Friday, March 27, 2009

Where the Fruit Is

This morning on the Federal Web 2.0 Virtual Webinar – The Rise of NOAA’s Goverati – different aspects and benefits of social networking were considered. At one point, the notion of “collective output” or “combined input” was mentioned. I did a little research on "collective intelligence" and found some sources on the subject including "The Wisdom of Crowds" which mentions Sir Francis Galton's (half cousin of Darwin) "surprise that the crowd at a county fair accurately guessed the weight of an ox when their individual guesses were averaged (the average was closer to the ox's true butchered weight than the estimates of most crowd members, and also closer than any of the separate estimates made by cattle experts)" (wiki page).

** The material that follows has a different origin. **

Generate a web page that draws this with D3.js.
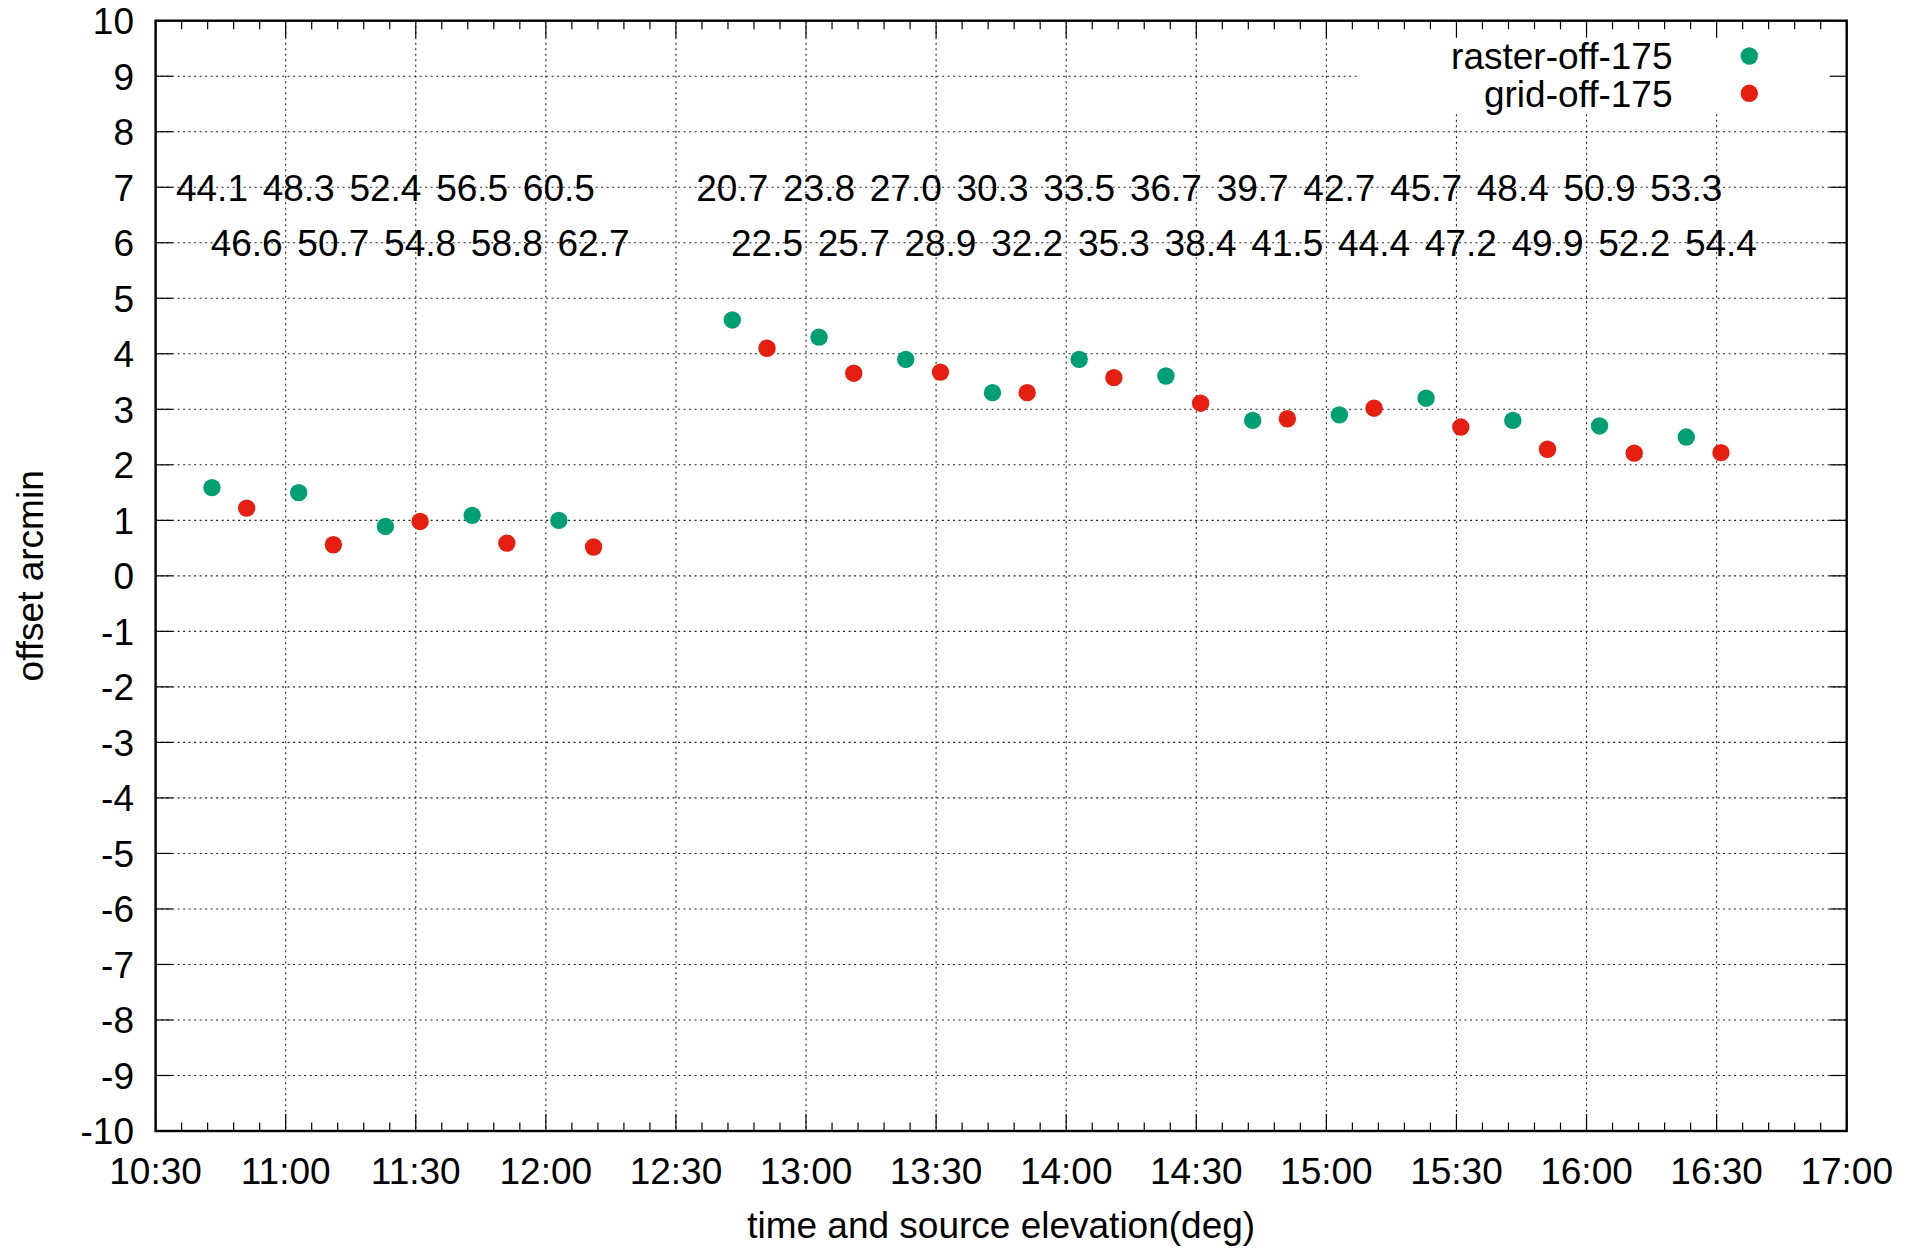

I found this to be particularly interesting in the context of Twitter. Obviously, Twitter as a site is only as rich as the collective output that is poured into it. And I believe it lives up to the adage “you only out what you put in” in the truest sense of the phase. My organization, Computech, started a Twitter site because we found the benefits pretty indisputable – better conversations with others in our niche and the industry as a whole, a way to keep abreast of all of the rapid fire daily news – just to name a few.

But when I think about Twitter being a resource to collectively get a better result, what I am starting to see is while Twitter has capabilities being dreamed up in every possible way – the way that it will offer the greatest contribution – will result from what people do with it above and beyond their tweets. In other words, the organizations - or grass roots initiatives - or even just thought leadership with action that will be spurred from it. In my mind, this is where the fruit is.